[Short problem]
For the copy, please give all of the data again exactly and leave the pictures out.

——————————

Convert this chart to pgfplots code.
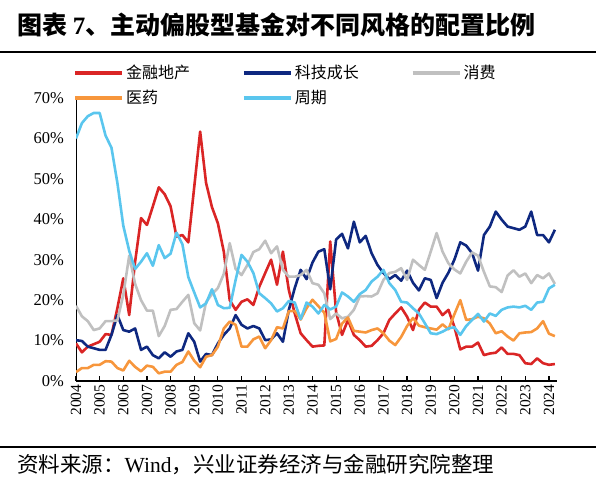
\documentclass[border=0pt]{standalone}
\usepackage{fontspec}
\setmainfont{Liberation Serif}
\newfontfamily\cjk{Noto Sans CJK SC}
\usepackage{pgfplots}
\usepackage{pgfplotstable}
\pgfplotsset{compat=1.18}

\definecolor{cfin}{RGB}{218,37,37}
\definecolor{ctech}{RGB}{14,40,128}
\definecolor{ccons}{RGB}{192,192,192}
\definecolor{cmed}{RGB}{247,150,60}
\definecolor{ccyc}{RGB}{90,198,238}

% quarterly allocation shares (%)
\pgfplotstableread{
x       fin   tech  cons  med   cyc
2004.00 9.3   10.1  18.6  2.2   60.0
2004.25 7.1   9.9   16.0  3.2   63.8
2004.50 8.5   8.5   14.8  3.2   65.5
2004.75 9.1   8.1   12.6  4.0   66.3
2005.00 9.7   7.7   13.0  4.0   66.3
2005.25 11.6  7.7   14.8  4.9   60.7
2005.50 11.4  11.4  14.8  4.8   57.7
2005.75 18.0  16.3  15.0  3.2   49.0
2006.00 25.4  12.6  21.3  2.6   38.4
2006.25 16.3  12.2  31.0  5.0   32.2
2006.50 29.5  13.0  24.0  3.5   27.7
2006.75 40.3  7.7   20.0  2.4   29.5
2007.00 38.6  8.5   17.4  3.8   31.6
2007.25 43.2  6.4   17.4  3.5   28.5
2007.50 47.9  5.6   11.1  1.9   33.6
2007.75 46.2  7.1   13.6  2.3   30.4
2008.00 43.2  6.0   17.6  2.3   31.5
2008.25 35.7  7.3   17.8  4.0   36.7
2008.50 36.1  7.7   19.6  4.7   33.8
2008.75 34.3  11.8  21.3  7.3   25.7
2009.00 48.0  9.7   14.3  5.0   21.9
2009.25 61.7  4.8   12.5  3.4   18.2
2009.50 49.0  6.7   19.5  6.0   19.2
2009.75 43.0  6.4   21.5  6.4   22.7
2010.00 39.0  9.3   23.0  8.5   18.8
2010.25 32.0  11.4  26.5  13.0  18.0
2010.50 20.0  13.0  34.1  14.7  18.1
2010.75 17.6  16.3  27.7  13.9  25.0
2011.00 19.6  13.9  26.2  8.5   31.2
2011.25 20.2  13.0  28.7  8.5   29.5
2011.50 18.8  13.6  31.9  10.3  26.7
2011.75 23.3  13.0  32.6  11.0  21.7
2012.00 26.7  10.1  34.7  8.1   20.5
2012.25 30.0  10.3  31.6  10.1  19.2
2012.50 23.8  11.8  33.3  13.3  17.2
2012.75 32.0  9.7   27.5  13.0  18.0
2013.00 22.5  17.6  25.8  17.3  19.8
2013.25 16.7  23.0  25.8  17.3  19.4
2013.50 11.8  27.5  26.2  15.2  15.3
2013.75 10.1  25.2  27.5  18.0  19.4
2014.00 8.5   29.3  24.2  20.1  18.4
2014.25 8.7   32.0  23.8  18.5  16.7
2014.50 8.8   32.6  21.7  16.9  18.8
2014.75 34.5  22.7  15.3  9.8   17.7
2015.00 17.0  35.0  16.7  10.4  18.4
2015.25 11.4  36.4  15.5  14.2  21.9
2015.50 15.1  32.8  15.9  15.7  20.9
2015.75 11.4  39.4  17.6  12.4  19.6
2016.00 10.1  34.3  20.9  12.2  21.5
2016.25 8.5   35.9  21.0  12.0  22.5
2016.50 8.7   31.6  20.9  12.6  24.6
2016.75 10.1  28.7  21.7  13.0  25.8
2017.00 11.8  26.7  25.0  11.8  27.5
2017.25 15.1  25.2  26.7  10.0  24.2
2017.50 16.7  26.2  27.0  8.9   22.5
2017.75 18.2  24.8  27.9  10.9  19.6
2018.00 15.9  27.3  25.0  13.6  19.4
2018.25 12.6  24.3  30.0  15.6  18.0
2018.50 17.6  22.4  28.7  13.7  16.7
2018.75 19.4  25.4  27.5  13.3  14.3
2019.00 18.4  25.0  32.0  13.0  11.8
2019.25 18.4  20.5  36.6  12.7  11.6
2019.50 16.3  24.3  32.0  14.0  12.2
2019.75 17.6  26.8  29.1  12.8  13.0
2020.00 13.4  30.0  27.6  16.5  13.3
2020.25 7.8   34.3  26.6  20.0  11.4
2020.50 8.5   33.5  29.5  15.1  13.6
2020.75 8.5   31.6  31.8  15.3  15.1
2021.00 9.5   27.3  31.0  15.9  16.6
2021.25 6.4   36.1  27.0  15.5  14.7
2021.50 6.8   38.2  23.4  14.2  16.7
2021.75 7.0   41.9  23.2  11.8  16.1
2022.00 8.3   39.9  22.0  12.3  17.6
2022.25 6.7   38.2  26.1  11.0  18.2
2022.50 6.7   37.8  27.4  10.0  18.4
2022.75 6.4   37.4  25.8  11.8  18.2
2023.00 4.4   38.2  26.6  12.0  18.6
2023.25 4.2   41.9  24.2  12.1  17.6
2023.50 5.6   36.1  26.2  13.0  19.4
2023.75 4.4   36.1  25.4  14.8  19.6
2024.00 4.0   34.3  26.6  11.7  22.9
2024.25 4.2   37.4  24.0  11.1  23.8
}\alloc

\begin{document}
\begin{tikzpicture}
\useasboundingbox (0,0) rectangle (596pt,489pt);

% title, rules and source line
\node[anchor=west, inner sep=0pt] at (17pt,464pt)
  {\fontsize{25pt}{29pt}\selectfont\cjk\bfseries 图表 {\rmfamily\bfseries 7}、主动偏股型基金对不同风格的配置比例};
\draw[line width=1.3pt] (0pt,437pt) -- (596pt,437pt);
\draw[line width=1.3pt] (0pt,42pt) -- (596pt,42pt);
\node[anchor=west, inner sep=0pt] at (17pt,24pt)
  {\fontsize{21.5pt}{25pt}\selectfont\cjk 资料来源：{\rmfamily Wind}，兴业证券经济与金融研究院整理};

\begin{axis}[
    at={(76pt,108pt)}, anchor=south west,
    scale only axis,
    width=481pt, height=283pt,
    xmin=2004, xmax=2024.34,
    ymin=0, ymax=70,
    axis x line=bottom, axis y line=left,
    axis line style={-},
    x axis line style={line width=1.8pt},
    y axis line style={line width=1pt},
    xtick={2004,2005,...,2024},
    ytick={0,10,...,70},
    xtick style={line width=1.2pt, black},
    xtick align=inside,
    major tick length=5pt,
    ytick style={draw=none},
    /pgf/number format/assume math mode=true,
    x tick label style={/pgf/number format/1000 sep={}, rotate=90, anchor=east, font=\fontsize{15.5pt}{17pt}\selectfont},
    yticklabel={\pgfmathprintnumber{\tick}\%},
    y tick label style={font=\fontsize{16.5pt}{18pt}\selectfont, xshift=-6pt},
    legend columns=3,
    legend style={
        at={(0,1)}, anchor=north west, xshift=-3pt, yshift=35pt,
        draw=none, fill=none, inner sep=0pt,
        font=\fontsize{16pt}{18pt}\selectfont\cjk,
        cells={anchor=west},
        row sep=6pt,
        /tikz/every even column/.append style={column sep=50pt},
    },
    legend image code/.code={\draw[#1, line width=3.8pt] (0pt,0pt) -- (47pt,0pt);},
    every axis plot/.append style={line width=2.6pt, line join=round, no markers},
]
\addplot[cfin]  table[x=x, y=fin]  {\alloc};
\addplot[ctech] table[x=x, y=tech] {\alloc};
\addplot[ccons] table[x=x, y=cons] {\alloc};
\addplot[cmed]  table[x=x, y=med]  {\alloc};
\addplot[ccyc]  table[x=x, y=cyc]  {\alloc};
\legend{金融地产, 科技成长, 消费, 医药, 周期}
\end{axis}
\end{tikzpicture}
\end{document}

——————————

[Result for this exercise]
Convert this chart to pgfplots code.
\documentclass[border=0pt]{standalone}
\usepackage{fontspec}
\setmainfont{Liberation Serif}
\newfontfamily\cjk{Noto Sans CJK SC}
\usepackage{pgfplots}
\usepackage{pgfplotstable}
\pgfplotsset{compat=1.18}

\definecolor{cfin}{RGB}{218,37,37}
\definecolor{ctech}{RGB}{14,40,128}
\definecolor{ccons}{RGB}{192,192,192}
\definecolor{cmed}{RGB}{247,150,60}
\definecolor{ccyc}{RGB}{90,198,238}

% quarterly allocation shares (%)
\pgfplotstableread{
x       fin   tech  cons  med   cyc
2004.00 9.3   10.1  18.6  2.2   60.0
2004.25 7.1   9.9   16.0  3.2   63.8
2004.50 8.5   8.5   14.8  3.2   65.5
2004.75 9.1   8.1   12.6  4.0   66.3
2005.00 9.7   7.7   13.0  4.0   66.3
2005.25 11.6  7.7   14.8  4.9   60.7
2005.50 11.4  11.4  14.8  4.8   57.7
2005.75 18.0  16.3  15.0  3.2   49.0
2006.00 25.4  12.6  21.3  2.6   38.4
2006.25 16.3  12.2  31.0  5.0   32.2
2006.50 29.5  13.0  24.0  3.5   27.7
2006.75 40.3  7.7   20.0  2.4   29.5
2007.00 38.6  8.5   17.4  3.8   31.6
2007.25 43.2  6.4   17.4  3.5   28.5
2007.50 47.9  5.6   11.1  1.9   33.6
2007.75 46.2  7.1   13.6  2.3   30.4
2008.00 43.2  6.0   17.6  2.3   31.5
2008.25 35.7  7.3   17.8  4.0   36.7
2008.50 36.1  7.7   19.6  4.7   33.8
2008.75 34.3  11.8  21.3  7.3   25.7
2009.00 48.0  9.7   14.3  5.0   21.9
2009.25 61.7  4.8   12.5  3.4   18.2
2009.50 49.0  6.7   19.5  6.0   19.2
2009.75 43.0  6.4   21.5  6.4   22.7
2010.00 39.0  9.3   23.0  8.5   18.8
2010.25 32.0  11.4  26.5  13.0  18.0
2010.50 20.0  13.0  34.1  14.7  18.1
2010.75 17.6  16.3  27.7  13.9  25.0
2011.00 19.6  13.9  26.2  8.5   31.2
2011.25 20.2  13.0  28.7  8.5   29.5
2011.50 18.8  13.6  31.9  10.3  26.7
2011.75 23.3  13.0  32.6  11.0  21.7
2012.00 26.7  10.1  34.7  8.1   20.5
2012.25 30.0  10.3  31.6  10.1  19.2
2012.50 23.8  11.8  33.3  13.3  17.2
2012.75 32.0  9.7   27.5  13.0  18.0
2013.00 22.5  17.6  25.8  17.3  19.8
2013.25 16.7  23.0  25.8  17.3  19.4
2013.50 11.8  27.5  26.2  15.2  15.3
2013.75 10.1  25.2  27.5  18.0  19.4
2014.00 8.5   29.3  24.2  20.1  18.4
2014.25 8.7   32.0  23.8  18.5  16.7
2014.50 8.8   32.6  21.7  16.9  18.8
2014.75 34.5  22.7  15.3  9.8   17.7
2015.00 17.0  35.0  16.7  10.4  18.4
2015.25 11.4  36.4  15.5  14.2  21.9
2015.50 15.1  32.8  15.9  15.7  20.9
2015.75 11.4  39.4  17.6  12.4  19.6
2016.00 10.1  34.3  20.9  12.2  21.5
2016.25 8.5   35.9  21.0  12.0  22.5
2016.50 8.7   31.6  20.9  12.6  24.6
2016.75 10.1  28.7  21.7  13.0  25.8
2017.00 11.8  26.7  25.0  11.8  27.5
2017.25 15.1  25.2  26.7  10.0  24.2
2017.50 16.7  26.2  27.0  8.9   22.5
2017.75 18.2  24.8  27.9  10.9  19.6
2018.00 15.9  27.3  25.0  13.6  19.4
2018.25 12.6  24.3  30.0  15.6  18.0
2018.50 17.6  22.4  28.7  13.7  16.7
2018.75 19.4  25.4  27.5  13.3  14.3
2019.00 18.4  25.0  32.0  13.0  11.8
2019.25 18.4  20.5  36.6  12.7  11.6
2019.50 16.3  24.3  32.0  14.0  12.2
2019.75 17.6  26.8  29.1  12.8  13.0
2020.00 13.4  30.0  27.6  16.5  13.3
2020.25 7.8   34.3  26.6  20.0  11.4
2020.50 8.5   33.5  29.5  15.1  13.6
2020.75 8.5   31.6  31.8  15.3  15.1
2021.00 9.5   27.3  31.0  15.9  16.6
2021.25 6.4   36.1  27.0  15.5  14.7
2021.50 6.8   38.2  23.4  14.2  16.7
2021.75 7.0   41.9  23.2  11.8  16.1
2022.00 8.3   39.9  22.0  12.3  17.6
2022.25 6.7   38.2  26.1  11.0  18.2
2022.50 6.7   37.8  27.4  10.0  18.4
2022.75 6.4   37.4  25.8  11.8  18.2
2023.00 4.4   38.2  26.6  12.0  18.6
2023.25 4.2   41.9  24.2  12.1  17.6
2023.50 5.6   36.1  26.2  13.0  19.4
2023.75 4.4   36.1  25.4  14.8  19.6
2024.00 4.0   34.3  26.6  11.7  22.9
2024.25 4.2   37.4  24.0  11.1  23.8
}\alloc

\begin{document}
\begin{tikzpicture}
\useasboundingbox (0,0) rectangle (596pt,489pt);

% title, rules and source line
\node[anchor=west, inner sep=0pt] at (17pt,464pt)
  {\fontsize{25pt}{29pt}\selectfont\cjk\bfseries 图表 {\rmfamily\bfseries 7}、主动偏股型基金对不同风格的配置比例};
\draw[line width=1.3pt] (0pt,437pt) -- (596pt,437pt);
\draw[line width=1.3pt] (0pt,42pt) -- (596pt,42pt);
\node[anchor=west, inner sep=0pt] at (17pt,24pt)
  {\fontsize{21.5pt}{25pt}\selectfont\cjk 资料来源：{\rmfamily Wind}，兴业证券经济与金融研究院整理};

\begin{axis}[
    at={(76pt,108pt)}, anchor=south west,
    scale only axis,
    width=481pt, height=283pt,
    xmin=2004, xmax=2024.34,
    ymin=0, ymax=70,
    axis x line=bottom, axis y line=left,
    axis line style={-},
    x axis line style={line width=1.8pt},
    y axis line style={line width=1pt},
    xtick={2004,2005,...,2024},
    ytick={0,10,...,70},
    xtick style={line width=1.2pt, black},
    xtick align=inside,
    major tick length=5pt,
    ytick style={draw=none},
    /pgf/number format/assume math mode=true,
    x tick label style={/pgf/number format/1000 sep={}, rotate=90, anchor=east, font=\fontsize{15.5pt}{17pt}\selectfont},
    yticklabel={\pgfmathprintnumber{\tick}\%},
    y tick label style={font=\fontsize{16.5pt}{18pt}\selectfont, xshift=-6pt},
    legend columns=3,
    legend style={
        at={(0,1)}, anchor=north west, xshift=-3pt, yshift=35pt,
        draw=none, fill=none, inner sep=0pt,
        font=\fontsize{16pt}{18pt}\selectfont\cjk,
        cells={anchor=west},
        row sep=6pt,
        /tikz/every even column/.append style={column sep=50pt},
    },
    legend image code/.code={\draw[#1, line width=3.8pt] (0pt,0pt) -- (47pt,0pt);},
    every axis plot/.append style={line width=2.6pt, line join=round, no markers},
]
\addplot[cfin]  table[x=x, y=fin]  {\alloc};
\addplot[ctech] table[x=x, y=tech] {\alloc};
\addplot[ccons] table[x=x, y=cons] {\alloc};
\addplot[cmed]  table[x=x, y=med]  {\alloc};
\addplot[ccyc]  table[x=x, y=cyc]  {\alloc};
\legend{金融地产, 科技成长, 消费, 医药, 周期}
\end{axis}
\end{tikzpicture}
\end{document}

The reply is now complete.